Friday, May 16, 2008

Theyyatheyyam—a play about performances

This play is significant in the oeuvre of Kavalam since, it has a very intriguing narrative and a storyline with many levels of meanings and different layers of connotations.
It narrates the story of Ramayana, the epic. It uses not the Valmiki Ramayana the most widely accepted form, but is narrating a very regional version of Ramayana, where Rama is named Daivathar, Seetha is Poonkanni, and Hanuman is Bappooran while Ravana is named Paranki chamundi. This local and folk version of Ramayana deviates from the grand text in many ways. This is more fluid, straightforward, and is the illustration of the indigenous creativity of the masses. (Here Ravana is devitalized by hanuman by removing his Urukku – a magical waste band- while Ravana dozes during his Tapasu. It reflects the immediate social concerns and milieu of the folk and their life. Accepting and acknowledging such local versions in the present context where there is a conscious attempt to establish a monolithic Ramayana, is a significant position.
This play suggests strong comments about colonialism and the history of protest against the colonizer. The Paranki is clearly the foreign invader who is to loot the resources of the land and molest Poonkanni, the local girl. The colonizer manipulates and wins over the protests spurting against him. This play has a strong comment on the power politics of colonialism and the cultural implications of it.
This play also speaks about the villainy of the local feudal landlord and his handling of the working class. Mekkanthala the local landlord has an eye over Poonkanni and tries to molest her. His brut less and cunning passion for the working class girl is clear and overt. When she do not yield to his whims and fancies, the landlord declares that none of the laborers will be given work in his field; the right to reap the harvest was denied by this landlord which follows a suggestion of possible protest and confluence of the working class. The sickle that is to reap the paddy is transformed into a weapon to eliminate the feudal landlord and becomes the symbol of the working class upsurge.
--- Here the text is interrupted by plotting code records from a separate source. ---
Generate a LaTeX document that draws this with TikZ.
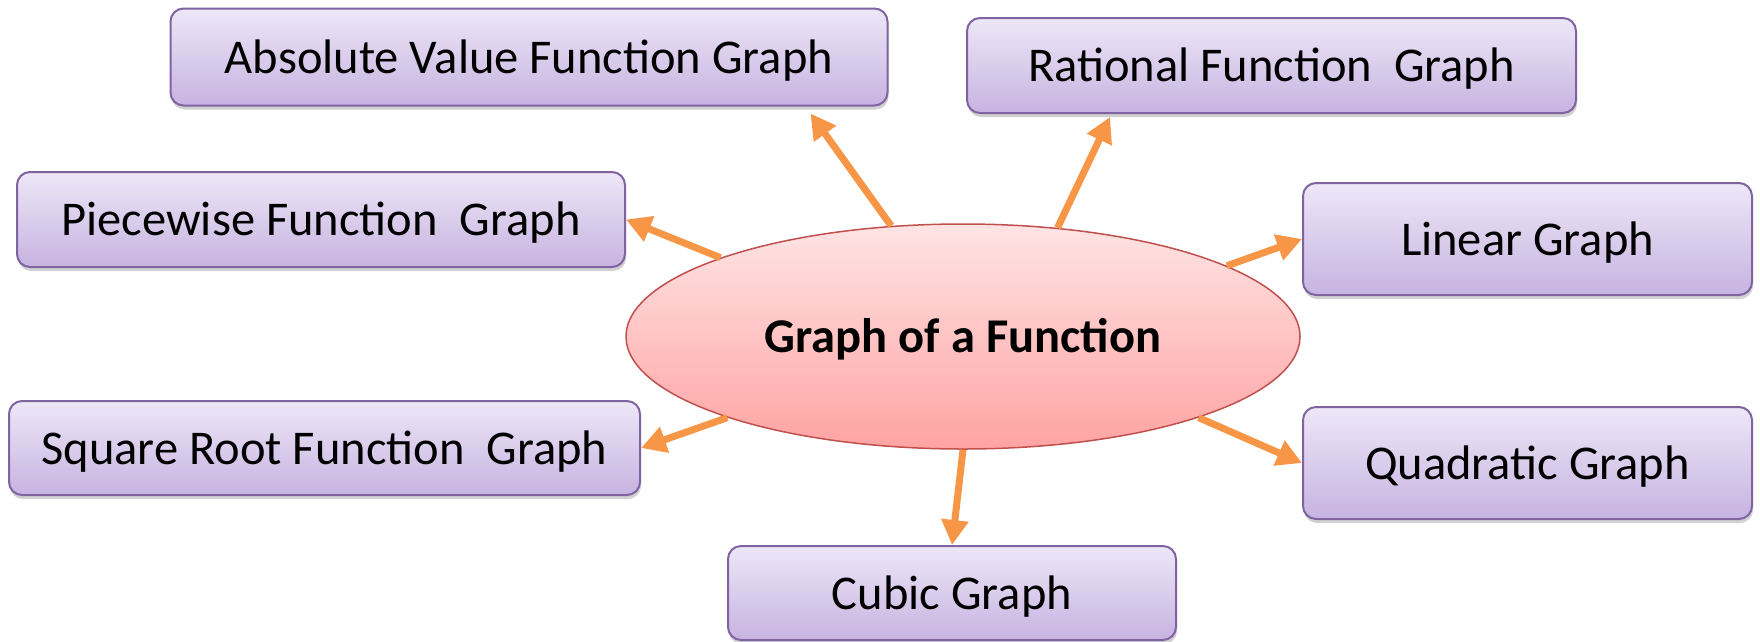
\documentclass[tikz,border=0pt]{standalone}
\usepackage{fontspec}
\setmainfont{Carlito}
\usetikzlibrary{shapes.geometric, arrows.meta, shadows}

\definecolor{boxline}{HTML}{8064A2}
\definecolor{boxtop}{HTML}{EDE7F7}
\definecolor{boxbot}{HTML}{C7B3E1}
\definecolor{hubline}{HTML}{C0504D}
\definecolor{hubtop}{HTML}{FFE4E4}
\definecolor{hubbot}{HTML}{FFA3A3}
\definecolor{arroworange}{HTML}{F79646}

\begin{document}
\begin{tikzpicture}[
    x=1pt, y=-1pt,
    every node/.style={font=\fontsize{48.5}{58}\selectfont, text height=42pt, text depth=10pt},
    graphbox/.style={rectangle, draw=boxline, line width=2pt, rounded corners=13pt, top color=boxtop, bottom color=boxbot, inner sep=0pt,
        drop shadow={shadow xshift=1pt, shadow yshift=-4pt, opacity=0.3, fill=black!60}},
    hub/.style={ellipse, draw=hubline, line width=1.5pt, top color=hubtop, bottom color=hubbot, inner sep=0pt, font=\fontsize{48.5}{58}\selectfont\bfseries},
    arrow/.style={-{Triangle[length=25pt,width=26pt]}, line width=7pt, draw=arroworange}
]
\useasboundingbox (0,0) rectangle (1760,641);

% NODES
\node[hub, minimum width=674pt, minimum height=225pt] (hub) at (963,336.5) {Graph of a Function};
\node[graphbox, minimum width=717pt, minimum height=97pt] (absbox) at (529,57) {Absolute Value Function Graph};
\node[graphbox, minimum width=609pt, minimum height=95pt] (ratbox) at (1271.5,65.5) {Rational Function~ Graph};
\node[graphbox, minimum width=608pt, minimum height=95pt] (piecebox) at (321,219.5) {Piecewise Function~ Graph};
\node[graphbox, minimum width=449pt, minimum height=112pt] (linbox) at (1527.5,239) {Linear Graph};
\node[graphbox, minimum width=631pt, minimum height=94pt] (sqrtbox) at (324.5,448) {Square Root Function~ Graph};
\node[graphbox, minimum width=449pt, minimum height=112pt] (quadbox) at (1527.5,463) {Quadratic Graph};
\node[graphbox, minimum width=448pt, minimum height=94pt] (cubbox) at (952,593) {Cubic Graph};

% ARROWS
\draw[arrow] (hub.123) -- ([xshift=-78pt,yshift=-7pt]absbox.south east);
\draw[arrow] (hub.49) -- ([xshift=144pt,yshift=-3pt]ratbox.south west);
\draw[arrow] (hub.162) -- (piecebox.east);
\draw[arrow] (hub.15) -- (linbox.west);
\draw[arrow] (hub.199) -- (sqrtbox.east);
\draw[arrow] (hub.341) -- (quadbox.west);
\draw[arrow] (hub.south) -- (cubbox.north);

\end{tikzpicture}
\end{document}
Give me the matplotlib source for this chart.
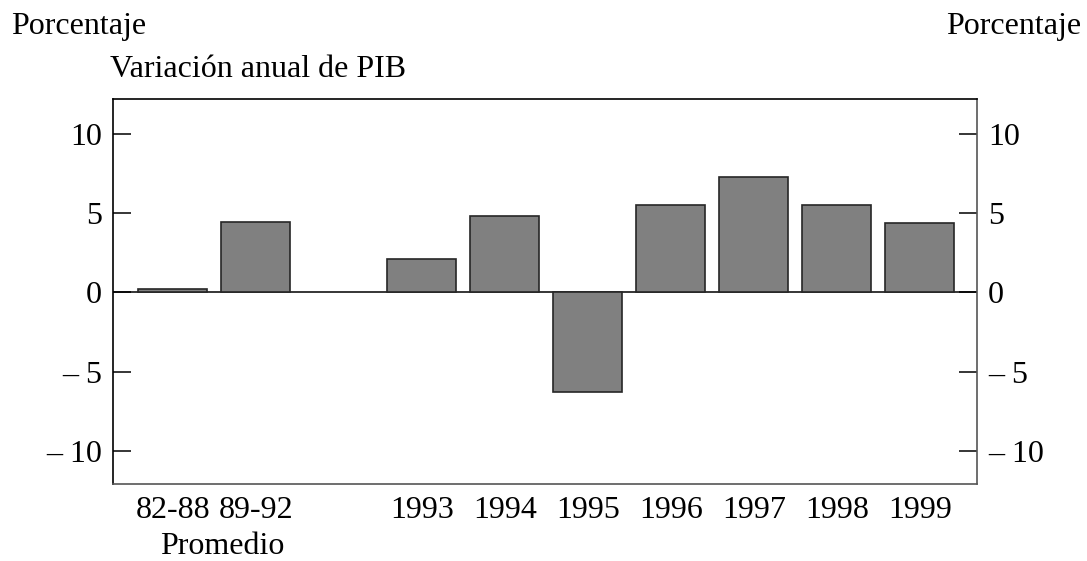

Ravunni after killing the landlord has to go in hiding since police and power-centers hunts for him. Such a clear parable on the peasant revolt suggested in the play is strongly translated into the visual imagery in the whole narrative.

Varied layers of different plots are interwoven to get a seemingly simple text. Besides this the narrative structure and its composition is also important. The play becomes an essay on the performer and the performance itself. It is trying to understand the inner dynamics and chore of the performance.
Performance of myths, performance of the daily routines of the common man who is helpless and wrapped in the daily cores, and also on the performance of this particular play itself becomes the concern of the narrative. It is interesting that the performer is to perform different roles inside the performance itself. He has to narrate the story, explain and interpret it, and at the same time is the character of the play. Performance itself turns out to be the theme. While performing the Paranki Chamundi, Ramunni has to be the representative of the social attribute of the working peasant, and has to lead a protest against the feudal landlord. At the same time he has to elope with Poonkanni also return as the performer of the Theyyam. His mundane existence and his character merge into one. His social responsibility to rebel the landlord and his responsibility perform the Theyyam are having the same importance and consequence. Added together is the social human he depicts.
The singer-narrator has another significant veracity. He has to narrate, create the characters, invite and evoke them on to the stage, interpret and explain the different junctures of the plot, but also is a victim of the events on stage. At times he has to run away from the scene since the very characters he invoked beset him. He is to shift between the performer and the character and at times caught in between the two states. The position and space of him as an actor in the physical as well as the performance realm is always in transformation and is the continuation of one to the other. He is bound within the physical space of the fiction and its dynamics, under the coercion of the other characters, and has to emote, feel and suffer according to the demands of the situation. He is under the endorsement of the director, other actors, and the plot itself. The physical spacing of the actor in the performance context and his functions in an oriental performance is essayed in this creation and its enactment.
This note is the response of seeing the performance of Theyyatheyyam, a play written and directed by Kavalam Narayana Panikker and performed by Sopanam at Fine arts Hall Ernakulam and also the personal chat with Kavalam before the play.